Babies left behind as parents sent to camps in Kenya mass arrests
NAIROBI (Thomson Reuters Foundation) – Young children are being left behind in Kenya while their parents are deported or sent to camps, rights groups said, as police have rounded up thousands of immigrants in an anti-terrorist operation.
Kenyan police have arrested more than 4,000 immigrants and refugees, many of them ethnic Somalis, since the operation began more than a month ago.
Refugee rights groups reported finding several children alone after their parents had been arrested in the swoop to remove “illegal aliens and criminals” who authorities have linked to a growing number of attacks in Kenya.

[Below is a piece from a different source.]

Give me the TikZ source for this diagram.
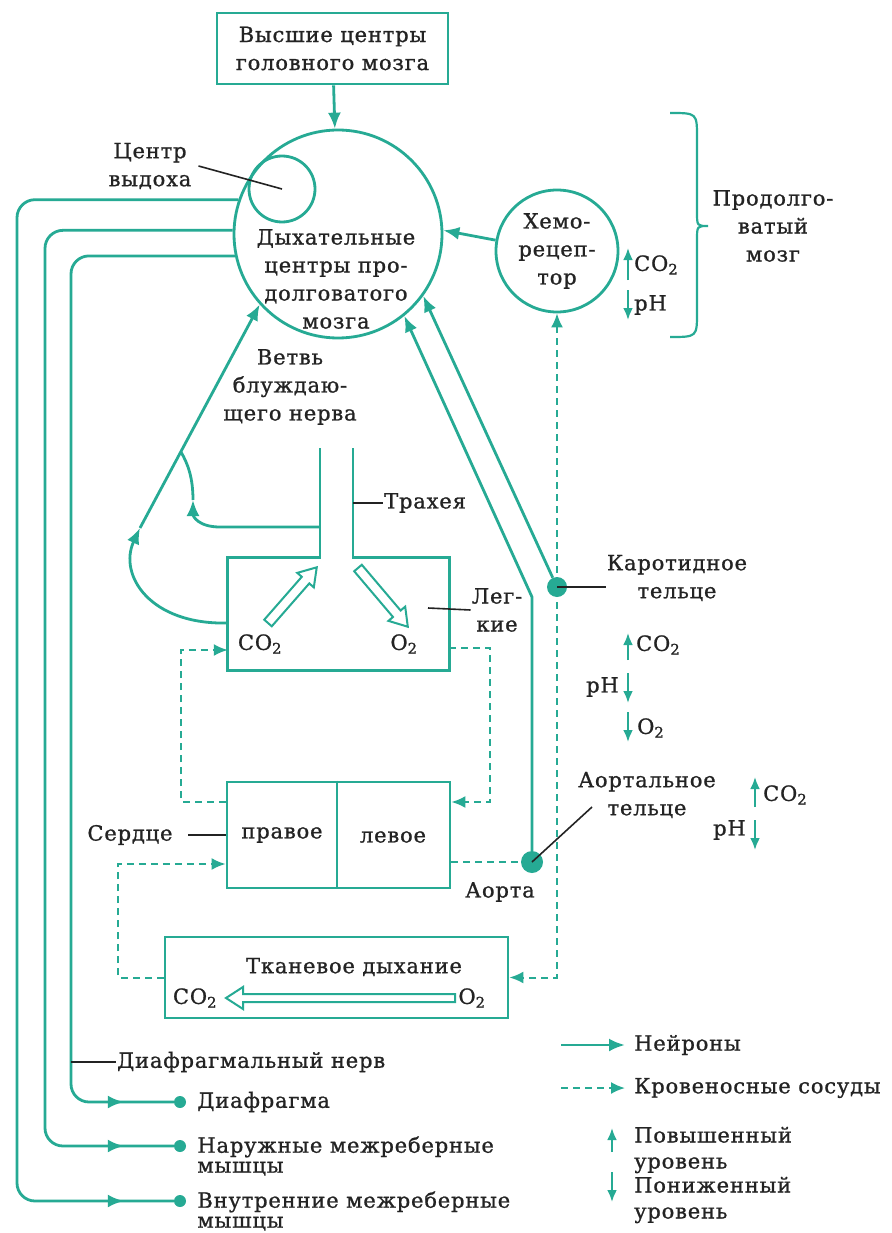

“A number of people have been arrested and taken to the camps while their children have been left behind unattended even as young as three months old,” Grace Omweri of the charity Kituo cha Sheria, which provides legal aid to refugees, told Thomson Reuters Foundation.
“They (protection officers) found a nine-year-old who had been left with her siblings who are twins and they are less than a year old.”
At the start of April, Kenyan police started arresting people without identity documents in the capital’s Somali-dominated suburb of Eastleigh following a blast in the area on March 31 which killed six people.
Somalis have faced an increasingly hostile environment in Kenya following a string of attacks by Somalia-based militant group al Shabaab on Kenyan soil – most infamously their deadly assault on Nairobi’s Westgate shopping mall in September. Kenya hosts around half a million Somali refugees following its neighbour’s collapse into civil war in 1991.
ARREST AT A CHURCH
The government has arrested and deported hundreds of immigrants of other nationalities living in Kenya illegally, including Ethiopians, South Sudanese, Congolese and Cameroonians, rights groups said.
In the 10 days up to May 6, the Refugee Consortium of Kenya (RCK) said it received reports of 317 arrests around the country, as well as extortion of bribes from refugees with legitimate papers by law enforcement officers. It said 15 Ugandans had been deported in that period and 135 Ethiopians presented to court were set to be deported after serving jail terms or paying fines.
“The government has yet to provide a clear link between hosting refugees and terrorism,” the RCK said in a statement.
The biggest mass arrest was of 146 Congolese refugees attending a church service in Nairobi on May 4.
“They were initially held at the Kasarani police station and after verification and screening at the Kasarani Stadium some of them were relocated to Dadaab refugee camp,” RCK said.
Kasarani sports stadium is the main centre where screening has been conducted. The United Nations refugee agency and other rights groups have been barred from accessing the stadium.
As a result of the round up, more than 200 refugees and asylum seekers were sent to Dadaab refugee camp in April, the United Nations refugee agency reported in emailed updates about the overcrowded camp on Kenya’s northern border.
“The refugees and asylum seekers were transported directly from Kasarani stadium to Dadaab without notice to family members,” it said on April 23.
“Many families have been split, including children separated from parents.”
The new arrivals included a 15-year-old Kenyan national and people married to Kenyans, who have the right to live in the country through marriage, it added.
People were not allowed to collect their belongings and had to be issued with blankets, jerrycans and mosquito nets.
On May 6, the High Court barred the removal of a group of Somali refugees who filed a private petition challenging the government’s March 25 order that all urban refugees be taken to camps due to “emergency security challenges”.
The case, which has the potential to lead to similar petitions, will be heard on May 27.
Last year, the High Court found a 2012 order to encamp all refugees illegal.
The police spokeswoman was not immediately available for comment.